What I was saying Silver Fire is, that Mr Cynical may have seen the thread and may have emailed Satan on the issue. We don’t know this, we may never know. That’s what I meant.

As for the jerk comment, Satan never said that implicitly. He was stating (again running in circles) that he was concerned because he’s not used to seeing such posts by Mr C.

I have never known a “friend” to out and out say, you are “a jerk” but to give examples by which “you are not being yourself and it’s kinda lame.” I think there is a big difference here. A friend doesn’t state “you’re a jerk” but states your attitude or your behavior or your statements are jerk like and this is not the person I know and care for. Again, there is a big distinction between the two. Being a jerk and having some asshole or jerklike tendencies are different especially when you have seen behavior that is fun, full of charm, etc.
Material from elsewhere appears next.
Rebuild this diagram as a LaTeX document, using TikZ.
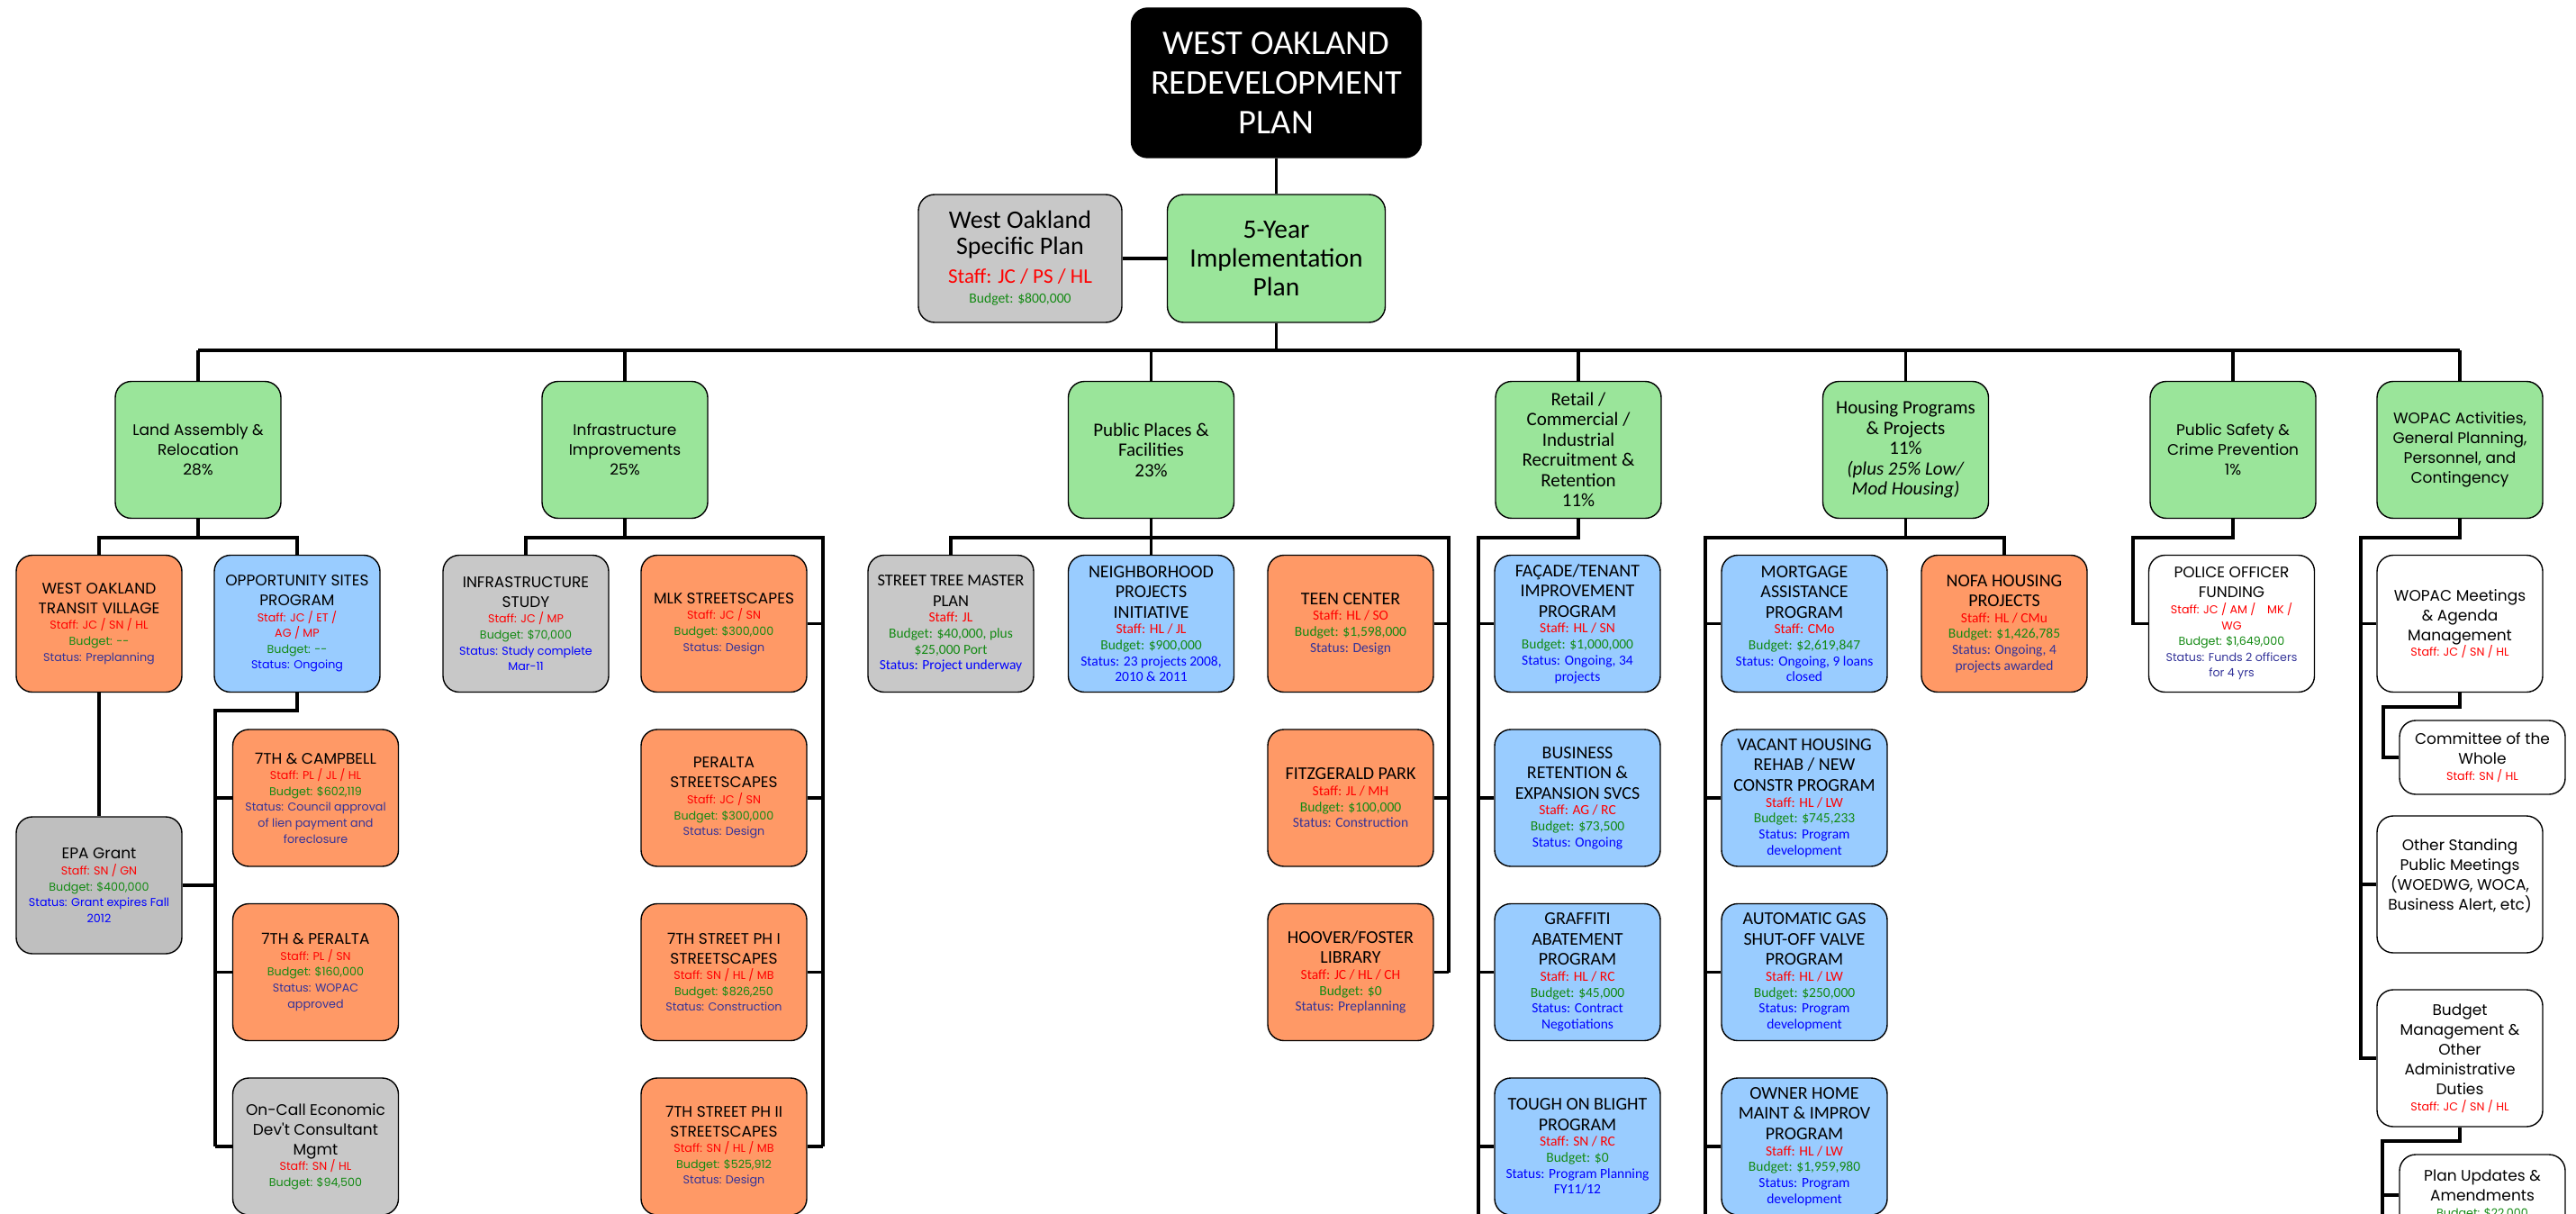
\documentclass[tikz,border=0pt]{standalone}
\usepackage{fontspec}
\newfontfamily\gothic{Poppins}
\newfontfamily\narrowfont{Carlito}
\definecolor{catgreen}{HTML}{9AE59A}
\definecolor{itemorange}{HTML}{FF9966}
\definecolor{itemblue}{HTML}{99CCFF}
\definecolor{itemgray}{HTML}{C8C8C8}
\definecolor{staffred}{HTML}{FF0000}
\definecolor{budgetgreen}{HTML}{138A13}
\definecolor{statusblue}{HTML}{0000FF}
\definecolor{statuspurple}{HTML}{333399}
\def\detfont{\narrowfont\fontsize{15.5}{17.7}\selectfont}
\newcommand\stf[1]{\par{\detfont\leavevmode\color{staffred}#1\par}}
\newcommand\bdg[1]{\par{\detfont\leavevmode\color{budgetgreen}#1\par}}
\newcommand\stb[1]{\par{\detfont\leavevmode\color{statusblue}#1\par}}
\newcommand\stp[1]{\par{\detfont\leavevmode\color{statuspurple}#1\par}}
\tikzset{
  box/.style={draw=black, line width=1.4pt, rounded corners=18pt, minimum width=184pt,
    minimum height=152pt, text width=180pt, align=flush center, inner sep=0pt},
  goth/.style={font={\gothic\fontsize{17}{22}\selectfont\def\detfont{\gothic\fontsize{12.7}{17.6}\selectfont}}},
  cond/.style={font={\narrowfont\fontsize{20}{22.5}\selectfont\def\detfont{\narrowfont\fontsize{15.5}{17.7}\selectfont}}},
  ncat/.style={font={\narrowfont\fontsize{21}{22.5}\selectfont}},
  cat/.style={box, fill=catgreen},
  orng/.style={box, fill=itemorange},
  blu/.style={box, fill=itemblue},
  gry/.style={box, fill=itemgray},
  wht/.style={box, fill=white},
  link/.style={draw=black, line width=3.5pt},
}
\begin{document}
\begin{tikzpicture}[x=1pt, y=-1pt]
  \useasboundingbox (0,0) rectangle (2861,1348);
  \clip (0,0) rectangle (2861,1348);

  % top of the chart
  \node[box, fill=black, text=white, minimum width=322pt, minimum height=166pt, text width=316pt,
    font=\narrowfont\fontsize{38.5}{44}\selectfont] (title) at (1417.5,92) {WEST OAKLAND\\REDEVELOPMENT\\PLAN};
  \node[gry, minimum width=226pt, minimum height=142pt, text width=218pt,
    font=\narrowfont\fontsize{28}{29}\selectfont] (spec) at (1133,287)
    {West Oakland\\Specific Plan\par{\fontsize{23}{32}\selectfont\leavevmode\color{staffred}Staff: JC / PS / HL\par}%
     {\fontsize{15.6}{22}\selectfont\leavevmode\color{budgetgreen}Budget: \$800,000\par}};
  \node[cat, minimum width=242pt, minimum height=142pt, text width=236pt,
    font=\narrowfont\fontsize{29.5}{32}\selectfont] (five) at (1417.5,287) {5-Year\\Implementation\\Plan};

  % program areas
  \node[cat, goth] (land) at (220,499.5) {Land Assembly \&\\Relocation\\28\%};
  \node[cat, goth] (infra) at (694,499.5) {Infrastructure\\Improvements\\25\%};
  \node[cat, ncat] (public) at (1278.5,499.5) {Public Places \&\\Facilities\\23\%};
  \node[cat, ncat] (retail) at (1753,499.5) {Retail /\\Commercial /\\Industrial\\Recruitment \&\\Retention\\11\%};
  \node[cat, ncat] (housing) at (2116.5,499.5) {Housing Programs\\\& Projects\\11\%\\\textit{(plus 25\% Low/}\\\textit{Mod Housing)}};
  \node[cat, goth] (safety) at (2480,499.5) {Public Safety \&\\Crime Prevention\\1\%};
  \node[cat, goth] (wopac) at (2732,499.5) {WOPAC Activities,\\General Planning,\\Personnel, and\\Contingency};

  % land assembly
  \node[orng, goth] (wotv) at (110,692.5) {WEST OAKLAND\\TRANSIT VILLAGE\stf{Staff: JC / SN / HL}\bdg{Budget: -{}-}\stp{Status: Preplanning}};
  \node[blu, goth] (opp) at (330,692.5) {OPPORTUNITY SITES\\PROGRAM\stf{Staff: JC / ET /\\AG / MP}\bdg{Budget: -{}-}\stb{Status: Ongoing}};
  \node[orng, goth] (camp) at (350.5,886) {7TH \& CAMPBELL\stf{Staff: PL / JL / HL}\bdg{Budget: \$602,119}\stp{Status: Council approval\\of lien payment and\\foreclosure}};
  \node[gry, goth, fill=black!25] (epa) at (110,983) {EPA Grant\stf{Staff: SN / GN}\bdg{Budget: \$400,000}\stb{Status: Grant expires Fall\\2012}};
  \node[orng, goth] (peralta) at (350.5,1079.5) {7TH \& PERALTA\stf{Staff: PL / SN}\bdg{Budget: \$160,000}\stp{Status: WOPAC\\approved}};
  \node[gry, goth] (oncall) at (350.5,1273) {On-Call Economic\\Dev't Consultant\\Mgmt\stf{Staff: SN / HL}\bdg{Budget: \$94,500}};

  % infrastructure
  \node[gry, goth] (study) at (584,692.5) {INFRASTRUCTURE\\STUDY\stf{Staff: JC / MP}\bdg{Budget: \$70,000}\stb{Status: Study complete\\Mar-11}};
  \node[orng, goth] (mlk) at (804,692.5) {MLK STREETSCAPES\stf{Staff: JC / SN}\bdg{Budget: \$300,000}\stp{Status: Design}};
  \node[orng, goth] (perss) at (804,886) {PERALTA\\STREETSCAPES\stf{Staff: JC / SN}\bdg{Budget: \$300,000}\stp{Status: Design}};
  \node[orng, goth] (phone) at (804,1079.5) {7TH STREET PH I\\STREETSCAPES\stf{Staff: SN / HL / MB}\bdg{Budget: \$826,250}\stp{Status: Construction}};
  \node[orng, goth] (phtwo) at (804,1273) {7TH STREET PH II\\STREETSCAPES\stf{Staff: SN / HL / MB}\bdg{Budget: \$525,912}\stp{Status: Design}};

  % public places
  \node[gry, cond] (street) at (1056,692.5) {{\fontsize{18.5}{22.5}\selectfont STREET TREE MASTER\\PLAN\par}\stf{Staff: JL}\bdg{Budget: \$40,000, plus\\\$25,000 Port}\stb{Status: Project underway}};
  \node[blu, cond] (neigh) at (1278.5,692.5) {NEIGHBORHOOD\\PROJECTS\\INITIATIVE\stf{Staff: HL / JL}\bdg{Budget: \$900,000}\stb{Status: 23 projects 2008,\\2010 \& 2011}};
  \node[orng, cond] (teen) at (1500,692.5) {TEEN CENTER\stf{Staff: HL / SO}\bdg{Budget: \$1,598,000}\stp{Status: Design}};
  \node[orng, cond] (fitz) at (1500,886) {FITZGERALD PARK\stf{Staff: JL / MH}\bdg{Budget: \$100,000}\stp{Status: Construction}};
  \node[orng, cond] (hoover) at (1500,1079.5) {HOOVER/FOSTER\\LIBRARY\stf{Staff: JC / HL / CH}\bdg{Budget: \$0}\stp{Status: Preplanning}};

  % retail
  \node[blu, cond] (facade) at (1752,692.5) {FAÇADE/TENANT\\IMPROVEMENT\\PROGRAM\stf{Staff: HL / SN}\bdg{Budget: \$1,000,000}\stb{Status: Ongoing, 34\\projects}};
  \node[blu, cond] (business) at (1752,886) {BUSINESS\\RETENTION \&\\EXPANSION SVCS\stf{Staff: AG / RC}\bdg{Budget: \$73,500}\stb{Status: Ongoing}};
  \node[blu, cond] (graffiti) at (1752,1079.5) {GRAFFITI\\ABATEMENT\\PROGRAM\stf{Staff: HL / RC}\bdg{Budget: \$45,000}\stb{Status: Contract\\Negotiations}};
  \node[blu, cond] (tough) at (1752,1273) {TOUGH ON BLIGHT\\PROGRAM\stf{Staff: SN / RC}\bdg{Budget: \$0}\stb{Status: Program Planning\\FY11/12}};

  % housing
  \node[blu, cond] (mortgage) at (2004,692.5) {MORTGAGE\\ASSISTANCE\\PROGRAM\stf{Staff: CMo}\bdg{Budget: \$2,619,847}\stb{Status: Ongoing, 9 loans\\closed}};
  \node[orng, cond] (nofa) at (2226,692.5) {NOFA HOUSING\\PROJECTS\stf{Staff: HL / CMu}\bdg{Budget: \$1,426,785}\stp{Status: Ongoing, 4\\projects awarded}};
  \node[blu, cond] (vacant) at (2004,886) {VACANT HOUSING\\REHAB / NEW\\CONSTR PROGRAM\stf{Staff: HL / LW}\bdg{Budget: \$745,233}\stb{Status: Program\\development}};
  \node[blu, cond] (auto) at (2004,1079.5) {AUTOMATIC GAS\\SHUT-OFF VALVE\\PROGRAM\stf{Staff: HL / LW}\bdg{Budget: \$250,000}\stb{Status: Program\\development}};
  \node[blu, cond] (owner) at (2004,1273) {OWNER HOME\\MAINT \& IMPROV\\PROGRAM\stf{Staff: HL / LW}\bdg{Budget: \$1,959,980}\stb{Status: Program\\development}};

  % public safety and wopac
  \node[wht, goth] (police) at (2478.5,692.5) {POLICE OFFICER\\FUNDING\stf{Staff: JC / AM /\quad MK /\\WG}\bdg{Budget: \$1,649,000}\stp{Status: Funds 2 officers\\for 4 yrs}};
  \node[wht, goth] (meet) at (2732,692.5) {WOPAC Meetings\\\& Agenda\\Management\stf{Staff: JC / SN / HL}};
  \node[wht, goth, minimum height=82pt] (cotw) at (2757,841) {Committee of the\\Whole\stf{Staff: SN / HL}};
  \node[wht, goth] (other) at (2732,982) {Other Standing\\Public Meetings\\(WOEDWG, WOCA,\\Business Alert, etc)\\\mbox{}};
  \node[wht, goth] (budget) at (2732,1175) {Budget\\Management \&\\Other\\Administrative\\Duties\stf{Staff: JC / SN / HL}};
  \node[wht, goth, minimum height=90pt] (plan) at (2757,1327) {Plan Updates \&\\Amendments\bdg{Budget: \$22,000}};

  % connectors
  \draw[link] (title) -- (five);
  \draw[link] (spec) -- (five);
  \coordinate (busL) at (220,389);
  \coordinate (busR) at (2732,389);
  \draw[link] (busL) -- (busR);
  \draw[link] (five) -- (five |- busL);
  \foreach \c in {land,infra,public,retail,housing,safety,wopac}
    \draw[link] (\c) -- (\c |- busL);

  \coordinate (landB) at (220,597);
  \draw[link] (land) -- (landB);
  \draw[link] (wotv) |- (landB) -| (opp);
  \draw[link] (wotv) -- (epa);
  \coordinate (oppB) at (239,789);
  \draw[link] (opp) |- (oppB) -- (oppB |- oncall);
  \foreach \n in {camp,peralta,oncall,epa}
    \draw[link] (\n) -- (\n -| oppB);

  \coordinate (infB) at (914,597);
  \draw[link] (infra) -- (infra |- infB);
  \draw[link] (study) |- (infB) -- (infB |- phtwo);
  \foreach \n in {mlk,perss,phone,phtwo}
    \draw[link] (\n) -- (\n -| infB);

  \coordinate (pubB) at (1609,597);
  \draw[link] (street) |- (pubB) -- (pubB |- hoover);
  \draw[link] (public) -- (neigh);
  \foreach \n in {teen,fitz,hoover}
    \draw[link] (\n) -- (\n -| pubB);

  \coordinate (retB) at (1642,597);
  \coordinate (retE) at (1642,1348);
  \draw[link] (retail) |- (retB) -- (retE);
  \foreach \n in {facade,business,graffiti,tough}
    \draw[link] (\n) -- (\n -| retB);

  \coordinate (houB) at (1894,597);
  \coordinate (houE) at (1894,1348);
  \draw[link] (nofa) |- (houB) -- (houE);
  \draw[link] (housing) -- (housing |- houB);
  \foreach \n in {mortgage,vacant,auto,owner}
    \draw[link] (\n) -- (\n -| houB);

  \coordinate (safB) at (2369,597);
  \draw[link] (safety) |- (safB) |- (police);

  \coordinate (wopB) at (2622,597);
  \draw[link] (wopac) |- (wopB) |- (budget);
  \foreach \n in {meet,other}
    \draw[link] (\n) -- (\n -| wopB);
  \coordinate (meetB) at (2647,785);
  \draw[link] (meet) |- (meetB) |- (cotw);
  \coordinate (budB) at (2646,1267);
  \coordinate (budE) at (2646,1348);
  \draw[link] (budget) |- (budB) -- (budE);
  \draw[link] (plan) -- (plan -| budB);
\end{tikzpicture}
\end{document}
For example, one of my best friend’s is being jerklike. I love her like anyone in my family. I hate her behavior towards me and her other friends and family. I dislike the fact that she is closing up but she’s not a jerk, she’s being jerklike because she doesn’t see what she is doing. Again she’s one of my best friends and I would never call her a jerk, an asshole or anything. On my level I feel she is doing a disservice to herself and to those around her that care for her for acting in this way. This is not an asshole or a jerk but someone that needs to understand she’s acting in a way that makes people feel uncomfortable.

I hope that makes sense cause I am only trying to get across that Satan seemingly does not imply that Mr C is a jerk but that he’s seeing somethings, as a friend, that he is concerned about.

< twisting in knots now >

No, TC, it’s okay. See? It’s okay. I’ve spoken with Satan, in chat. All’s well and stuff. (Although I still say an email would have been better, I know I was way too bitchy.)

:wink: Look at our posting times Silver Fire…I think we both were contemplating it all and pretty much posted at the same time. Hey I can only post at 45 wpm or so and those usually include a LOT of mistakes plus I hash out what I am going to say very carefully these days! :wink: Eh, it’s cool.